The care and support minister added that it was “unacceptable” if patients had to travel “hundreds of miles” for treatment and said he was determined to drive up standards of care in the NHS.
Leading charities have called the situation scandalous and a disgrace.
One mental health trust spent £345,000 last year placing patients in bed-and-breakfast accommodation in order to free up much-needed beds.
Mental health trusts are having to cope with cuts of more than 1,700 beds over the past two years.
Figures obtained as part of the investigation, through Freedom of Information requests, show some trusts are managing to maintain, or even reduce, the number of people they send elsewhere.
But the data from 30 of England’s 58 mental health trusts shows that overall the number of patients sent out of area has more than doubled between 2011-12 and 2013-14.

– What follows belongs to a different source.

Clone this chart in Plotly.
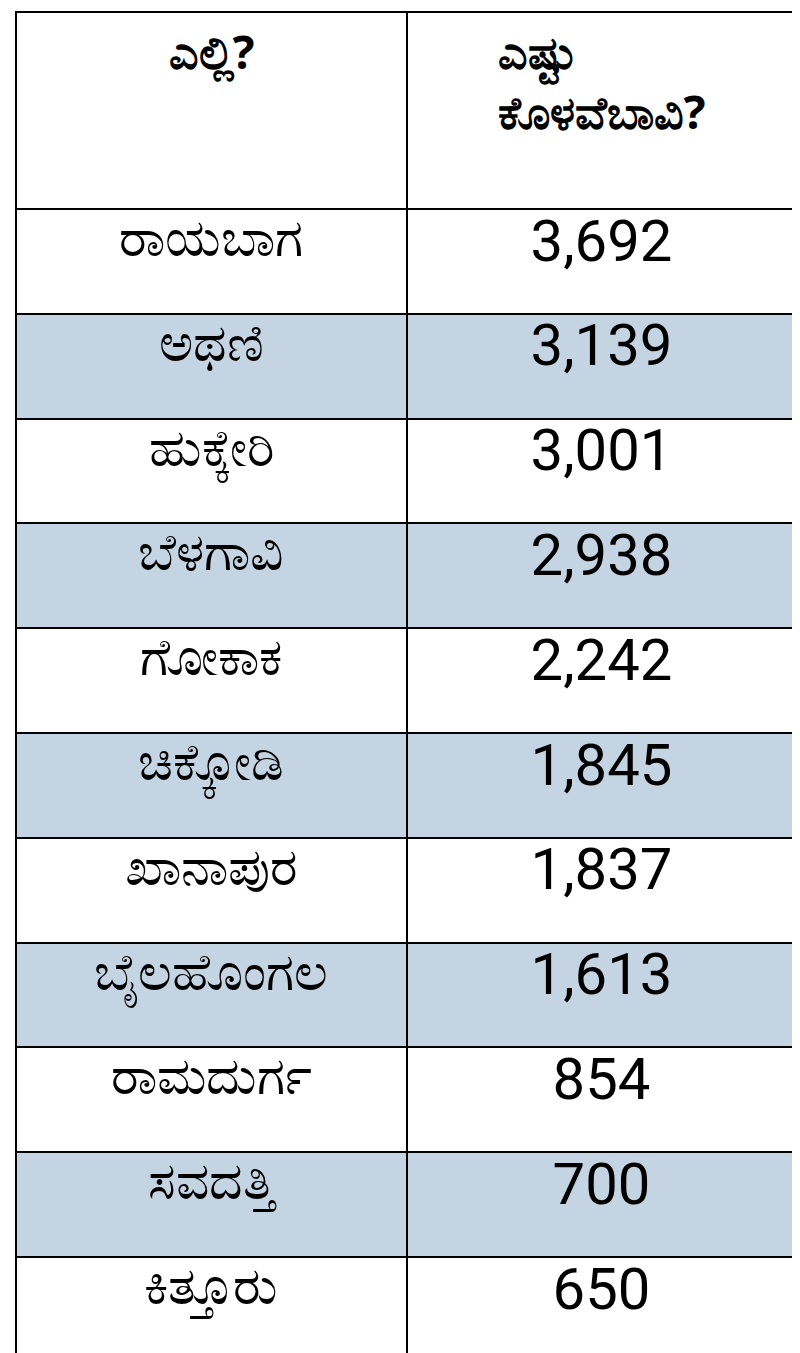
import plotly.graph_objects as go

headers = ["ಎಲ್ಲಿ?", "ಎಷ್ಟು<br>ಕೊಳವೆಬಾವಿ?"]
places = ["ರಾಯಬಾಗ", "ಅಥಣಿ", "ಹುಕ್ಕೇರಿ", "ಬೆಳಗಾವಿ", "ಗೋಕಾಕ", "ಚಿಕ್ಕೋಡಿ",
          "ಖಾನಾಪುರ", "ಬೈಲಹೊಂಗಲ", "ರಾಮದುರ್ಗ", "ಸವದತ್ತಿ", "ಕಿತ್ತೂರು"]
counts = ["3,692", "3,139", "3,001", "2,938", "2,242", "1,845",
          "1,837", "1,613", "854", "700", "650"]

fills = ["white" if i % 2 == 0 else "#c5d4e3" for i in range(len(places))]
header_text = ["<br><b>" + headers[0] + "</b>", "<b>" + headers[1] + "</b>"]

fig = go.Figure(go.Table(
    columnwidth=[392, 390],
    header=dict(values=header_text, height=197,
                fill_color="white", line=dict(color="black", width=2),
                align="center",
                font=dict(family="Noto Sans, sans-serif", size=46, color="black")),
    cells=dict(values=[places, counts], height=104.8,
               fill_color=[fills, fills], line=dict(color="black", width=2),
               align="center",
               font=dict(family=["Noto Sans, sans-serif", "Liberation Sans Narrow, Roboto, sans-serif"],
                         size=[52, 58], color="black")),
))
fig.update_layout(width=800, height=1353, margin=dict(l=8, r=12, t=4, b=0),
                  paper_bgcolor="white")
fig.write_html("out.html")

The increase comes despite the number of patients being admitted to hospital for mental health problems falling slightly from 167,285 in 2011-12 to 166,654 in 2012-13.
Paul Farmer, chief executive of mental health charity Mind, said: “It is a disgrace that people with mental health problems are being sent miles away from family and friends or being accommodated in inappropriate settings when they are acutely unwell.
“This is the latest in a long line of clear signals that, at least in some parts of the country, NHS mental health services are in crisis. Continued cuts to funding for mental health services are taking a significant toll on the quality and availability of services.”
Mark Winstanley, chief executive of Rethink Mental Illness, added: “It’s absolutely scandalous that people with serious mental health problems are being treated in such a terrible way.
“Anyone going through a mental health crisis should expect to get help in a therapeutic environment where they can get better.
“The last thing they need is to be shunted to a hospital hundreds of miles away or, even worse, left to fend for themselves in a bed and breakfast.”